### Work required
Make an exact copy, from the records below, of the lines from the line containing "What Plotly code" to the line containing "import plotly.graph_objects as go", both lines included, excluding pictures.

Plotting code records
____________

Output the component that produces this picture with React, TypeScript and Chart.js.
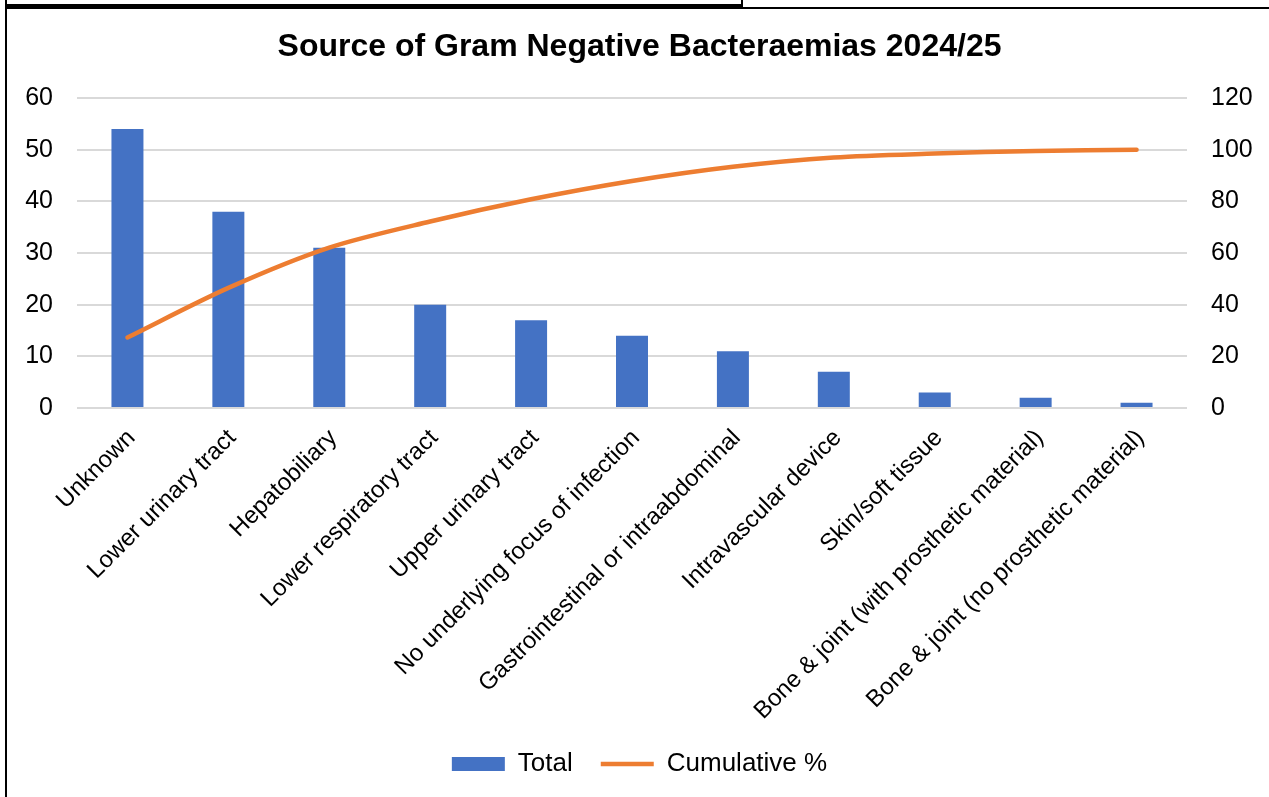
import { useEffect, useRef } from "react";
import { Chart, registerables } from "chart.js";

Chart.register(...registerables);

// Source categories, in descending order of count
const categories = [
  "Unknown",
  "Lower urinary tract",
  "Hepatobiliary",
  "Lower respiratory tract",
  "Upper urinary tract",
  "No underlying focus of infection",
  "Gastrointestinal or intraabdominal",
  "Intravascular device",
  "Skin/soft tissue",
  "Bone & joint (with prosthetic material)",
  "Bone & joint (no prosthetic material)",
];

// Number of bacteraemias per source
const totals = [54, 38, 31, 20, 17, 14, 11, 7, 3, 2, 1];

// Running share of all cases, in percent
const cumulativePct = [27.3, 46.5, 62.1, 72.2, 80.8, 87.9, 93.4, 97.0, 98.5, 99.5, 100];

// Axis ranges and tick steps
const countAxis = [0, 60, 10];
const pctAxis = [0, 120, 20];

const chartTitle = "Source of Gram Negative Bacteraemias 2024/25";
const seriesNames = ["Total", "Cumulative %"];

const FONT = "'Liberation Sans', Arial, Helvetica, sans-serif";
const BAR_BLUE = "#4472C4";
const LINE_ORANGE = "#ED7D31";
const GRID = "#d9d9d9";

export default function App() {
  const canvasRef = useRef<HTMLCanvasElement | null>(null);

  useEffect(() => {
    const canvas = canvasRef.current;
    if (!canvas) return;

    const chart = new Chart(canvas, {
      type: "bar",
      data: {
        labels: categories,
        datasets: [
          {
            type: "bar",
            label: seriesNames[0],
            data: totals,
            yAxisID: "y",
            backgroundColor: BAR_BLUE,
            borderWidth: 0,
            barPercentage: 0.317,
            categoryPercentage: 1,
            pointStyle: "rect",
            order: 1,
          },
          {
            type: "line",
            label: seriesNames[1],
            data: cumulativePct,
            yAxisID: "y1",
            borderColor: LINE_ORANGE,
            backgroundColor: LINE_ORANGE,
            borderWidth: 4.5,
            borderCapStyle: "round",
            borderJoinStyle: "round",
            tension: 0.3,
            pointRadius: 0,
            pointHoverRadius: 0,
            pointStyle: "line",
            fill: false,
            order: 0,
          },
        ],
      },
      options: {
        responsive: false,
        animation: false,
        maintainAspectRatio: false,
        layout: { padding: { left: 10, right: 0, top: 0, bottom: 10 } },
        plugins: {
          title: {
            display: true,
            text: chartTitle,
            color: "#000",
            font: { family: FONT, size: 32, weight: "bold", lineHeight: 1.2 },
            padding: { top: 27.8, bottom: 31.8 },
          },
          legend: {
            display: true,
            position: "bottom",
            labels: {
              color: "#000",
              font: { family: FONT, size: 26 },
              usePointStyle: true,
              pointStyleWidth: 53,
              boxHeight: 14,
              padding: 28,
              sort: (a: any, b: any) => a.datasetIndex - b.datasetIndex,
            },
          },
          tooltip: { enabled: false },
        },
        scales: {
          x: {
            offset: true,
            grid: { display: false, drawTicks: false },
            border: { display: false },
            ticks: {
              color: "#000",
              font: { family: FONT, size: 24 },
              minRotation: 45,
              maxRotation: 45,
              autoSkip: false,
              padding: 16,
              labelOffset: 4,
            },
            afterFit: (scale: any) => {
              scale.height = 315;
            },
          },
          y: {
            position: "left",
            min: countAxis[0],
            max: countAxis[1],
            grid: { color: GRID, lineWidth: 2, drawTicks: false },
            border: { display: false },
            ticks: {
              stepSize: countAxis[2],
              color: "#000",
              font: { family: FONT, size: 25 },
              padding: 24,
            },
            afterFit: (scale: any) => {
              scale.width = 67;
            },
          },
          y1: {
            position: "right",
            min: pctAxis[0],
            max: pctAxis[1],
            grid: { display: false, drawOnChartArea: false, drawTicks: false },
            border: { display: false },
            ticks: {
              stepSize: pctAxis[2],
              color: "#000",
              font: { family: FONT, size: 25 },
              padding: 24,
            },
            afterFit: (scale: any) => {
              scale.width = 82;
            },
          },
        },
      },
    });

    return () => chart.destroy();
  }, []);

  return (
    <div
      style={{
        position: "fixed",
        left: 0,
        top: 0,
        width: 1269,
        height: 797,
        background: "#fff",
        overflow: "hidden",
      }}
    >
      <canvas
        ref={canvasRef}
        width={1269}
        height={797}
        style={{ display: "block", width: 1269, height: 797 }}
      />
      {/* frame lines around the chart */}
      <div style={{ position: "absolute", left: 5, top: 0, width: 2, height: 797, background: "#000" }} />
      <div style={{ position: "absolute", left: 5, top: 4, width: 738, height: 5, background: "#000" }} />
      <div style={{ position: "absolute", left: 741, top: 0, width: 2, height: 9, background: "#000" }} />
      <div style={{ position: "absolute", left: 743, top: 7, width: 526, height: 2, background: "#000" }} />
    </div>
  );
}
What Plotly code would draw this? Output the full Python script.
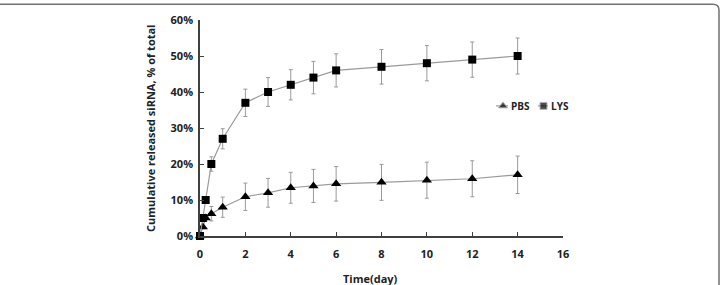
import plotly.graph_objects as go

time_days = [0, 0.125, 0.25, 0.5, 1, 2, 3, 4, 5, 6, 8, 10, 12, 14]
pbs_values = [0, 2.5, 5, 6.2, 8, 10.9, 12, 13.4, 13.9, 14.5, 14.9, 15.5, 15.9, 17]
pbs_errors = [0, 0.5, 0.8, 2, 2.8, 3.8, 4, 4.3, 4.6, 4.8, 5, 5, 5, 5.2]
lys_values = [0, 5, 10, 20, 27, 37, 40, 42, 44, 46, 47, 48, 49, 50]
lys_errors = [0, 0.5, 0.5, 2, 2.8, 3.8, 4, 4.2, 4.5, 4.6, 4.8, 4.9, 4.9, 5]
x_ticks = [0, 2, 4, 6, 8, 10, 12, 14, 16]
y_ticks = [0, 10, 20, 30, 40, 50, 60]
y_tick_labels = ["0%", "10%", "20%", "30%", "40%", "50%", "60%"]
series_names = ["PBS", "LYS"]

L, R, T, B = 200, 158, 18, 49
W, H = 721, 285
pw, ph = W - L - R, H - T - B

def px(x):
    return (x - L) / pw

def py(y):
    return (H - B - y) / ph

FONT = "Open Sans"
TXT = "#222222"
GRAY = "#9a9a9a"
symbols = ["triangle-up", "square"]
sizes = [9, 8]

fig = go.Figure()
for name, vals, errs, sym, sz in zip(series_names, [pbs_values, lys_values],
                                     [pbs_errors, lys_errors], symbols, sizes):
    fig.add_trace(go.Scatter(
        x=time_days, y=vals, name=name, mode="lines+markers",
        line=dict(color=GRAY, width=1.2),
        marker=dict(symbol=sym, size=sz, color="black"),
        error_y=dict(type="data", array=errs, color=GRAY, thickness=1, width=2),
        cliponaxis=False, showlegend=False,
    ))

# custom compact legend (pixel-coordinate overlay axes)
legend_x = [(496, 503, 508), (538, 543.5, 548)]
legend_y = 104.7
for name, sym, sz, (x0, xm, x1) in zip(series_names, symbols, [8, 7], legend_x):
    fig.add_trace(go.Scatter(
        x=[x0, xm, x1], y=[legend_y] * 3, mode="lines+markers", xaxis="x2", yaxis="y2",
        line=dict(color=GRAY, width=1.2),
        marker=dict(symbol=sym, size=[0, sz, 0], color="black"),
        showlegend=False, hoverinfo="skip",
    ))
    fig.add_annotation(text=name, xref="x2", yref="y2", x=x1 + 0.5, y=legend_y,
                       xanchor="left", yanchor="middle", showarrow=False,
                       font=dict(family=FONT, size=10, color=TXT, weight="bold"))

tickfont = dict(family=FONT, size=11, color=TXT, weight="bold")
fig.update_layout(
    width=W, height=H,
    margin=dict(l=L, r=R, t=T, b=B),
    paper_bgcolor="white", plot_bgcolor="white",
    showlegend=False,
    xaxis=dict(range=[0, 16], tickvals=x_ticks, ticks="inside", ticklen=4, tickcolor="#404040",
               showline=True, linecolor="#404040", linewidth=1.5, showgrid=False, zeroline=False,
               tickfont=tickfont, ticklabelstandoff=7),
    yaxis=dict(range=[0, 60], tickvals=y_ticks, ticktext=y_tick_labels, ticks="inside", ticklen=4,
               tickcolor="#404040", showline=True, linecolor="#404040", linewidth=1.5,
               showgrid=False, zeroline=False, tickfont=tickfont, ticklabelstandoff=3),
    xaxis2=dict(range=[L, W - R], overlaying="x", visible=False, fixedrange=True),
    yaxis2=dict(range=[H - B, T], overlaying="y", visible=False, fixedrange=True),
    annotations=list(fig.layout.annotations) + [
        dict(text="Cumulative released siRNA, % of total", xref="paper", yref="paper",
             x=px(151), y=py(128), xanchor="center", yanchor="middle", textangle=-90,
             showarrow=False, font=dict(family=FONT, size=11, color=TXT, weight="bold")),
        dict(text="Time(day)", xref="paper", yref="paper", x=px(370), y=py(279),
             xanchor="center", yanchor="middle",
             showarrow=False, font=dict(family=FONT, size=11, color=TXT, weight="bold")),
    ],
)

r = 6
path = (f"M {px(0)},{py(2)} L {px(719 - r)},{py(2)} "
        f"Q {px(719)},{py(2)} {px(719)},{py(2 + r)} L {px(719)},{py(290)}")
fig.add_shape(type="path", xref="paper", yref="paper", path=path,
              line=dict(color="#707070", width=1.5))

fig.write_html("out.html")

____________

### Response
What Plotly code would draw this? Output the full Python script.
import plotly.graph_objects as go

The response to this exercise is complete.